Reproduce, please, the span of lines beginning at the line with "Write a Python" and ending at the line with "fig = go.Figure()", inclusive, minus any pictures.

* _Data supplied_:
----
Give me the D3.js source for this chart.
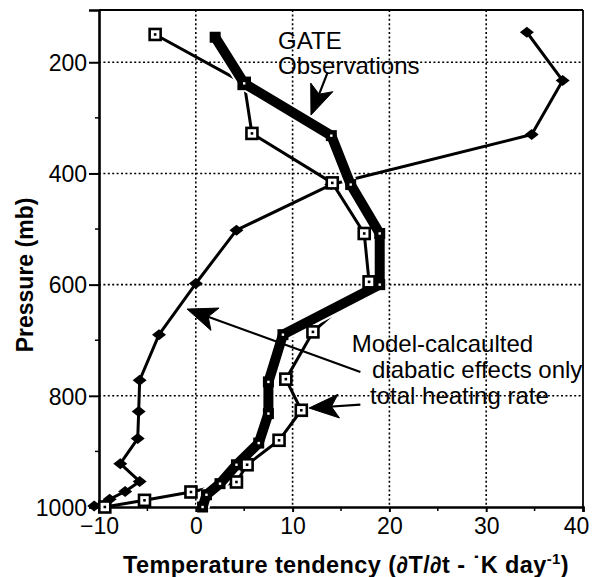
----
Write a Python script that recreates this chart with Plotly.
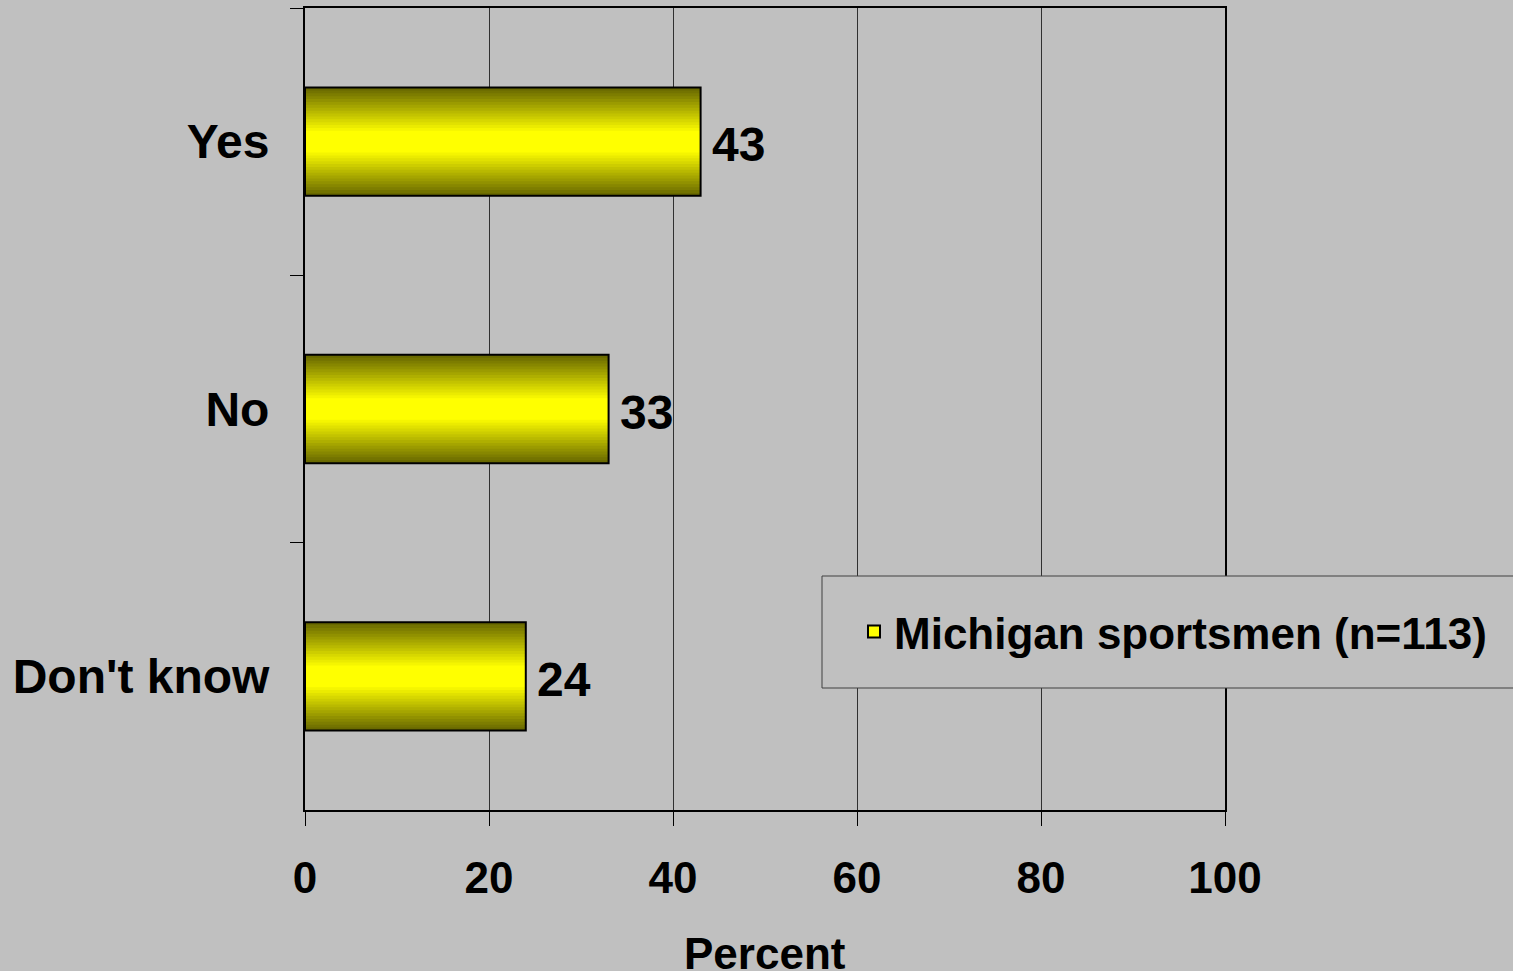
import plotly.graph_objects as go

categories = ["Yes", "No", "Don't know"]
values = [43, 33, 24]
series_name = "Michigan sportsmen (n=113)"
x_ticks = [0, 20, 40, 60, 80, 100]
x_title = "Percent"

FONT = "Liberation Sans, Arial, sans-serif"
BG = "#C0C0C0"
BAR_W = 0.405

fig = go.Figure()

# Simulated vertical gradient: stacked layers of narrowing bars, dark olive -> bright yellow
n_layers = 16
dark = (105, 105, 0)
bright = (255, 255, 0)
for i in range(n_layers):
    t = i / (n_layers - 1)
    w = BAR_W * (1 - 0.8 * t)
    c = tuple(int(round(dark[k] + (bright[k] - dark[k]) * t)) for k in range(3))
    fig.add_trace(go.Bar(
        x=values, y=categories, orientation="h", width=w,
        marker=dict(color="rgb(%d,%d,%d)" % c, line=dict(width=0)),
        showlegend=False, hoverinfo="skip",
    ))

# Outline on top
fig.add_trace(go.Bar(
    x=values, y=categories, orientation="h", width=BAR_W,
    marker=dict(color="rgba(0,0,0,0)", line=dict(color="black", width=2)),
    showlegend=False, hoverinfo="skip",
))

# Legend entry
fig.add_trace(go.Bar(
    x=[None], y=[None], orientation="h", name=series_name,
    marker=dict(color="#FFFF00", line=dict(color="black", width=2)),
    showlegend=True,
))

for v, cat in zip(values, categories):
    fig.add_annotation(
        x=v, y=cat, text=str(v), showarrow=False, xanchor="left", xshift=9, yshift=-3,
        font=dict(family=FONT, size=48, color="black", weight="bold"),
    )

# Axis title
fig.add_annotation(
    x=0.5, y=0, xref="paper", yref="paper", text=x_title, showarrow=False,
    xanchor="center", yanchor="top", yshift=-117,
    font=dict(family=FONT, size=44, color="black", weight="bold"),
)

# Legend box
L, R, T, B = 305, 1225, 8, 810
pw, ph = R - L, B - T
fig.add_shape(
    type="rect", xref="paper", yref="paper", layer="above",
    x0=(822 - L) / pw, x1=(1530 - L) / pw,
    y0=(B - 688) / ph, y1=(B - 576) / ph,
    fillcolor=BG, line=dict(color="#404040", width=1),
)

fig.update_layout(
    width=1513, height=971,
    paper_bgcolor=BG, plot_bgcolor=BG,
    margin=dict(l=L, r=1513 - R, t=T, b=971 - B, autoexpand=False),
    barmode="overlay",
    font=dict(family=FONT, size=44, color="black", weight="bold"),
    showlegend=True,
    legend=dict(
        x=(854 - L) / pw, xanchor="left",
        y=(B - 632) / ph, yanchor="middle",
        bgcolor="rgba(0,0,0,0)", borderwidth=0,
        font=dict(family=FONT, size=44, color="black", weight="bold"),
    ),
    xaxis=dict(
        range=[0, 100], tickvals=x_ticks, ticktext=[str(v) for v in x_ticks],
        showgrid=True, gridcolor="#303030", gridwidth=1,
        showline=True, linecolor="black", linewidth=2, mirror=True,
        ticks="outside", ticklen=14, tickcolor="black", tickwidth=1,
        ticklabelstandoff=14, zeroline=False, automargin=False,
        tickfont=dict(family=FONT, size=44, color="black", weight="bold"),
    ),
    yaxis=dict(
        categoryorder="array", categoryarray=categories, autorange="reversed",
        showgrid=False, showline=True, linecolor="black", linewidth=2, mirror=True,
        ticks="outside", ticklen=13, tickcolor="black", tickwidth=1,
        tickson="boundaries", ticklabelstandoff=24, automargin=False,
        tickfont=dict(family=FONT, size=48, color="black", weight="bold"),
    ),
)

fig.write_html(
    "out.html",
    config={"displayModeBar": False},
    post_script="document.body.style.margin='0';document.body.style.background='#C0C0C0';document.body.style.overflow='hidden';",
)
----
* _Expected answer_:
Write a Python script that recreates this chart with Plotly.
import plotly.graph_objects as go

categories = ["Yes", "No", "Don't know"]
values = [43, 33, 24]
series_name = "Michigan sportsmen (n=113)"
x_ticks = [0, 20, 40, 60, 80, 100]
x_title = "Percent"

FONT = "Liberation Sans, Arial, sans-serif"
BG = "#C0C0C0"
BAR_W = 0.405

fig = go.Figure()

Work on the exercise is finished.